An f-string token is scanned character by character. A { that is not followed by another { terminates the leading literal and signals the start of an interpolation. A } that is not doubled is a syntax error. The raw flag is threaded through so that rf"..." does not expand escape sequences in the literal portions, which matches the rule that raw f-strings are raw everywhere except inside {...}.

Nested f-strings (f-strings inside the expression part of another f-string) are handled by the recursion_depth guard. CPython 3.12 lifted the nesting ban, and the guard replaces the earlier hard limit with an ast.MAX_NESTING_DEPTH check so that pathological inputs do not exhaust the C stack.

_PyPegen_concatenate_strings (lines 321 to 339)

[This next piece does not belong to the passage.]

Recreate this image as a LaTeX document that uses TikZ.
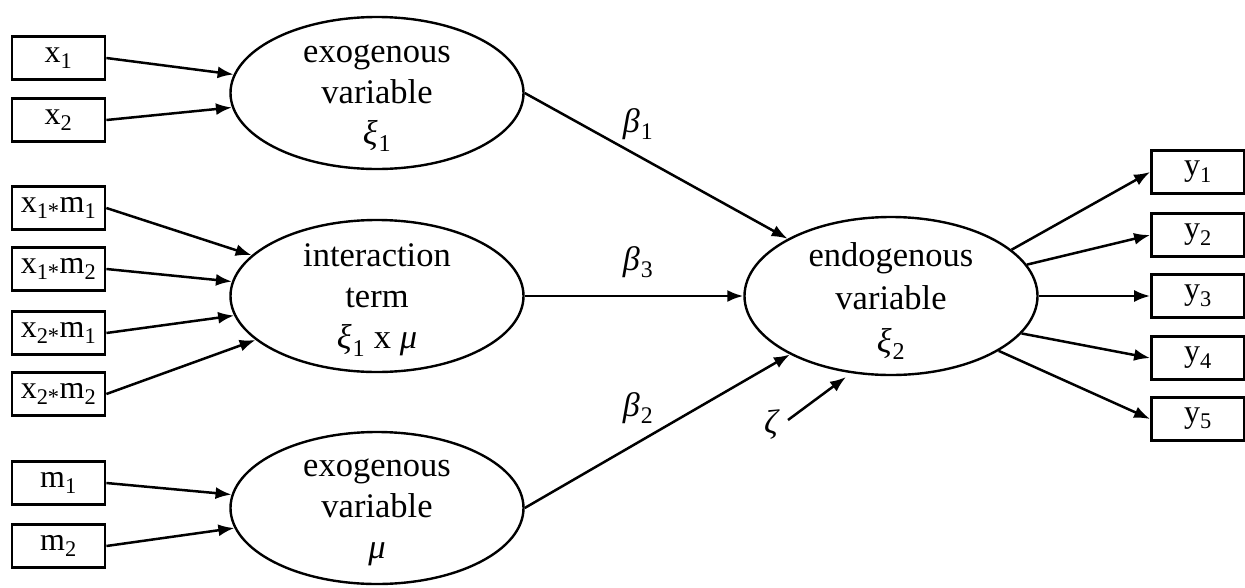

cpython 3.14 @ ab2d84fe1023/Parser/string_parser.c#L321-339

expr_ty
_PyPegen_concatenate_strings(Parser *p, asdl_seq *strings,
PyArena *arena)
{
Py_ssize_t n = asdl_seq_LEN(strings);
/* fast path: single non-fstring */
if (n == 1 && !is_fstring(asdl_seq_GET(strings, 0))) {
return asdl_seq_GET(strings, 0);
}
/* mixing bytes with str/fstring is illegal */
for (Py_ssize_t i = 0; i < n; i++) {
if (kind_of(asdl_seq_GET(strings, i)) == KIND_BYTES) {
if (any_non_bytes(strings, i)) {
RAISE_SYNTAX_ERROR(...);
return NULL;
}
}
}
/* merge: if any part is an fstring build JoinedStr, else Constant */
...
}

Adjacent literals are fed in as an asdl_seq of already-decoded expr_ty nodes. The merge logic has three outcomes: if there is only one part and it is not an f-string, it is returned unchanged; if all parts are plain bytes constants, they are concatenated into one Constant holding a PyBytesObject; if any part is an f-string, all parts are flattened into a JoinedStr where the non-f-string segments become Constant children. Mixing bytes with str or f-string is caught here with a SyntaxError rather than propagating to the compiler.